Is concluding an agreement with a fictitious economic community, with which Serbia has traded without barriers so far, worth cooling of relations with the EU? Is it worth making political and propaganda concessions to one group of countries, whose economies together are as “heavy” as the economy of one Italy? The same group that has the Defence Alliance (CSTO), as an eastern response to NATO, but not as organized, nor efficient, and least of all not as powerful. In short, unusable, which was shown in the recent war between Armenia (CSTO member) and Azerbaijan. While Azerbaijan received all the necessary bilateral support from friendly Turkey, a NATO member, Armenia received statements from Moscow calling for a peaceful solution to the crisis instead of military assistance.
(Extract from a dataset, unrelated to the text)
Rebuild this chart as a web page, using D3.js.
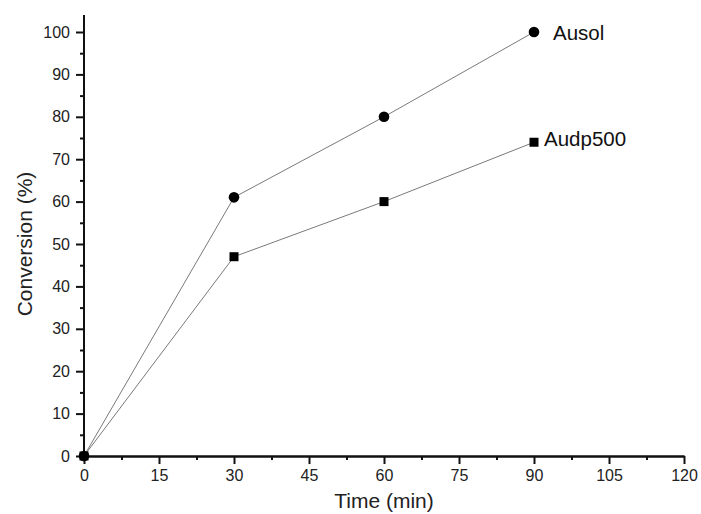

The outcome was known and catastrophic for the CSTO member.

Serbia, of its own free will, as a sovereign state, entered into a contractual arrangement with a cheap, Russian-Asian, copy of the European single market, consciously taking a “placebo” instead of the right product that would increase its economic metabolism. Unlike the real “placebo” which leaves no consequences, this one still has the potential to do political and even economic damage to Serbia. Its negative effect can last for years, until Serbia’s entry into the EU, but also shorter, if Serbia so decides. It is only a matter of its calculation and will, as a sovereign state, the same one with which it justified entry into the Eurasian Economic Union.